Unique to Confederate proprietary craft sequencing allows for each Combat Fighter to be built to a standard of geometric accuracy and precision not available by other technologies.  The result is that Arabic pre-production 1, our first machine, was judged the truest and straightest motorcycle ever tested on the chassis dyno at Race Tech (measured for comparison from more than 360 machines representing samples from each of the world’s OEM providers).  Each P120 Fighter special edition Combat will be equally true and precise.

The result of this sharply focused effort is functional dynamic street motorcycling excellence.  There exists no takeaway, no compromise and no greater motoring experience.
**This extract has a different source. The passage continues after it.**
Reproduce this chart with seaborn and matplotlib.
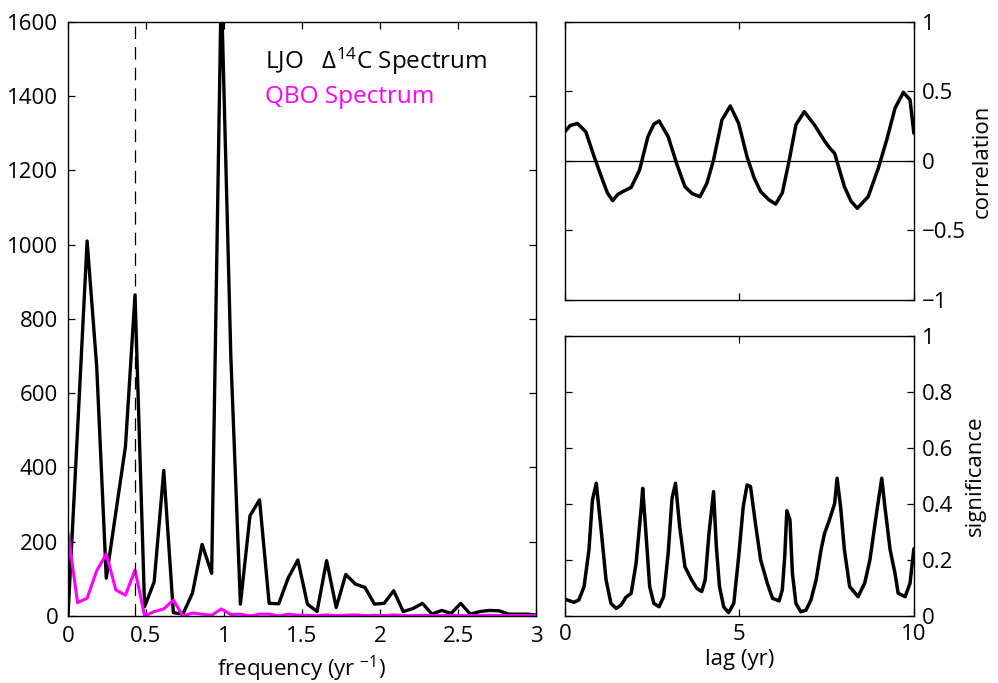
import numpy as np
import pandas as pd
import seaborn as sns
import matplotlib.pyplot as plt
from matplotlib.ticker import FuncFormatter

# Spectra (power vs frequency)
FREQ_STEP = 0.0614  # yr^-1 between spectral estimates
ljo_power = [0, 500, 1010, 672, 102, 280, 456, 865, 25, 92,
             392, 9, 5, 62, 193, 115, 1700, 700, 32, 270,
             313, 34, 33, 103, 151, 32, 12, 149, 23, 112,
             86, 77, 32, 34, 68, 12, 20, 34, 5, 15,
             7, 34, 5, 12, 15, 14, 5, 5, 5, 2]
qbo_power = [224, 36, 48, 122, 167, 70, 56, 124, 0, 12,
             19, 43, 0, 8, 5, 2, 19, 4, 5, 0,
             5, 5, 0, 5, 2, 2, 1, 3, 1, 2,
             3, 1, 2, 1, 3, 1, 1, 2, 1, 1,
             2, 1, 1, 1, 2, 1, 1, 1, 1, 1]
qbo_freq = 12 / 28  # 28-month QBO period

# Lagged correlation
corr_lag = [0.0, 0.15, 0.36, 0.6, 0.84, 1.08, 1.22, 1.37, 1.52, 1.66, 1.9, 2.14,
            2.38, 2.55, 2.7, 2.96, 3.2, 3.44, 3.65, 3.87, 4.07, 4.26, 4.5,
            4.74, 4.98, 5.22, 5.42, 5.61, 5.85, 6.04, 6.23, 6.43, 6.62,
            6.86, 7.15, 7.44, 7.6, 7.73, 8.01, 8.2, 8.38, 8.69, 8.98, 9.22,
            9.46, 9.7, 9.89, 10.0]
corr_val = [0.21, 0.255, 0.27, 0.21, 0.03, -0.137, -0.23, -0.285, -0.24, -0.22,
            -0.19, -0.065, 0.175, 0.265, 0.288, 0.175, -0.017, -0.185, -0.235,
            -0.257, -0.16, 0.007, 0.295, 0.396, 0.27, 0.03, -0.12, -0.22, -0.28,
            -0.31, -0.23, 0.007, 0.26, 0.355, 0.26, 0.144, 0.09, 0.055, -0.185,
            -0.29, -0.34, -0.257, -0.053, 0.15, 0.38, 0.494, 0.44, 0.2]

# Significance of the lagged correlation
sig_lag = [0.0, 0.26, 0.4, 0.55, 0.69, 0.79, 0.9, 1.03, 1.18, 1.32, 1.47, 1.61,
           1.75, 1.9, 2.04, 2.19, 2.23, 2.31, 2.43, 2.55, 2.7, 2.83, 2.96, 3.07,
           3.17, 3.29, 3.44, 3.63, 3.78, 3.92, 4.02, 4.13, 4.26, 4.34, 4.43,
           4.55, 4.69, 4.84, 4.98, 5.11, 5.22, 5.32, 5.46, 5.61, 5.8, 5.95,
           6.14, 6.23, 6.3, 6.36, 6.45, 6.52, 6.62, 6.76, 6.91, 7.05, 7.2,
           7.34, 7.44, 7.58, 7.73, 7.8, 7.9, 8.01, 8.16, 8.4, 8.59, 8.74,
           8.93, 9.08, 9.17, 9.32, 9.46, 9.55, 9.75, 9.89, 10.0]
sig_val = [0.06, 0.049, 0.057, 0.105, 0.236, 0.414, 0.474, 0.319, 0.129, 0.045,
           0.027, 0.039, 0.067, 0.081, 0.188, 0.39, 0.456, 0.319, 0.105, 0.045,
           0.033, 0.069, 0.224, 0.42, 0.474, 0.319, 0.176, 0.129, 0.099, 0.087,
           0.129, 0.295, 0.444, 0.248, 0.105, 0.033, 0.012, 0.045, 0.212, 0.39,
           0.468, 0.462, 0.331, 0.2, 0.117, 0.063, 0.054, 0.093, 0.212, 0.376,
           0.343, 0.152, 0.045, 0.015, 0.021, 0.057, 0.129, 0.236, 0.295, 0.343,
           0.402, 0.492, 0.39, 0.236, 0.105, 0.069, 0.117, 0.2, 0.367, 0.492,
           0.39, 0.236, 0.152, 0.081, 0.069, 0.117, 0.24]

sns.set_style("ticks")
plt.rcParams["font.family"] = ["Open Sans", "DejaVu Sans"]
plt.rcParams["mathtext.fontset"] = "custom"
plt.rcParams["mathtext.rm"] = "Open Sans"
plt.rcParams["mathtext.it"] = "Open Sans:italic"
plt.rcParams["axes.linewidth"] = 1.0
plt.rcParams["axes.edgecolor"] = "black"
plt.rcParams["text.color"] = "black"
plt.rcParams["axes.labelcolor"] = "black"
plt.rcParams["xtick.color"] = "black"
plt.rcParams["ytick.color"] = "black"

TICK_SIZE = 16
LABEL_SIZE = 16


def fmt(v, pos):
    return ("%g" % v).replace("-", "\u2212")


freq = np.arange(len(ljo_power)) * FREQ_STEP
spec = pd.DataFrame({"freq": freq, "ljo": ljo_power, "qbo": qbo_power})

fig = plt.figure(figsize=(9.98, 6.83), dpi=100)
ax1 = fig.add_axes([0.0681, 0.0981, 0.469, 0.8697])
ax2 = fig.add_axes([0.566, 0.5608, 0.3497, 0.407])
ax3 = fig.add_axes([0.566, 0.0981, 0.3497, 0.41])

# Left: spectra
sns.lineplot(data=spec, x="freq", y="ljo", ax=ax1, color="black", lw=2.4,
             estimator=None, sort=False)
sns.lineplot(data=spec, x="freq", y="qbo", ax=ax1, color="#ff00ff", lw=2.2,
             estimator=None, sort=False)
ax1.axvline(qbo_freq, color="black", lw=0.9, ls=(0, (10, 6.5)))
ax1.set_xlim(0, 3)
ax1.set_ylim(0, 1600)
ax1.set_xticks([0, 0.5, 1, 1.5, 2, 2.5, 3])
ax1.set_yticks(range(0, 1601, 200))
ax1.xaxis.set_major_formatter(FuncFormatter(fmt))
ax1.set_xlabel("frequency (yr $^{-1}$)", fontsize=LABEL_SIZE, labelpad=5)
ax1.set_ylabel("")
ax1.text(0.42, 0.933, "LJO   \u0394$^{14}$C Spectrum", transform=ax1.transAxes,
         fontsize=17.5, color="black", va="center")
ax1.text(0.42, 0.873, "QBO Spectrum", transform=ax1.transAxes,
         fontsize=17.5, color="#ff00ff", va="center")
ax1.tick_params(direction="in", top=True, right=True, length=5, width=0.9,
                labelsize=TICK_SIZE, pad=7)

# Top right: correlation
cdf = pd.DataFrame({"lag": corr_lag, "corr": corr_val})
sns.lineplot(data=cdf, x="lag", y="corr", ax=ax2, color="black", lw=2.5,
             estimator=None, sort=False)
ax2.axhline(0, color="black", lw=0.9)
ax2.set_xlim(0, 10)
ax2.set_ylim(-1, 1)
ax2.set_xticks([0, 5, 10])
ax2.set_yticks([-1, -0.5, 0, 0.5, 1])
ax2.yaxis.set_major_formatter(FuncFormatter(fmt))
ax2.yaxis.tick_right()
ax2.yaxis.set_label_position("right")
ax2.set_ylabel("correlation", fontsize=LABEL_SIZE, labelpad=4)
ax2.set_xlabel("")
ax2.tick_params(direction="in", top=True, bottom=True, left=True, right=True,
                labelbottom=False, labelleft=False, labelright=True,
                length=5, width=0.9, labelsize=TICK_SIZE, pad=6)

# Bottom right: significance
sdf = pd.DataFrame({"lag": sig_lag, "sig": sig_val})
sns.lineplot(data=sdf, x="lag", y="sig", ax=ax3, color="black", lw=2.5,
             estimator=None, sort=False)
ax3.set_xlim(0, 10)
ax3.set_ylim(0, 1)
ax3.set_xticks([0, 5, 10])
ax3.set_yticks([0, 0.2, 0.4, 0.6, 0.8, 1])
ax3.xaxis.set_major_formatter(FuncFormatter(fmt))
ax3.yaxis.set_major_formatter(FuncFormatter(fmt))
ax3.yaxis.tick_right()
ax3.yaxis.set_label_position("right")
ax3.set_ylabel("significance", fontsize=LABEL_SIZE, labelpad=8)
ax3.set_xlabel("lag (yr)", fontsize=LABEL_SIZE, labelpad=3)
ax3.tick_params(direction="in", top=True, bottom=True, left=True, right=True,
                labelleft=False, labelright=True,
                length=5, width=0.9, labelsize=TICK_SIZE, pad=6)

for ax in (ax1, ax2, ax3):
    for s in ax.spines.values():
        s.set_visible(True)

fig.savefig("out.png", dpi=100)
1 Response to “The Machine Rides Like It Looks”

  1. 1 Garet
    November 13, 2009 at 3:27 pm

    Hey Matt, I am a cellist at Mansfield University, in Northern Pennsylvania. I have been following your company for a few years now, ever since I was passed on the highway by a hellcat, which led me on a month long search of the web to find where the hell the glorious sounding piece of machinery that passed me on the highway came from. Since then I have regularily checked in on your website. You can imagine my excitement when I checked in several months ago and saw the new video of the Wraith using the Courante from Bach’s second cello suite as the background. I am waiting for the day I to get to experience the absolute joy of riding one of your machines, however I imagine the feeling of controlled rebelism and freedom that I receive when playing that Courante is in fact a small sample of what your company has to offer. In today’s age I don’t think as many young people understand that the truly great things that we may ever experience such as the music of Bach, are able to take every feeling that we have and focus them in on a single moment. I am certain that your machines are also capable of this form of experience for the rider. I would happily spend everything I had on a great cello because I know the value it will give me in return on a spiritual level. With that said your machines are worth a lot less than some cellos, and I will one day find myself upon one. For now I will continue to sit behind my cello, and I thank you for taking motorcycling to the level at which it belongs, a form of absolute personal experience a person uses not to be cool or establish some kind of status, but rather because they need to for the therapy it offers. On an ending note, you might want to check out the second movement (Allegro) of Shostakovich’s tenth symphony.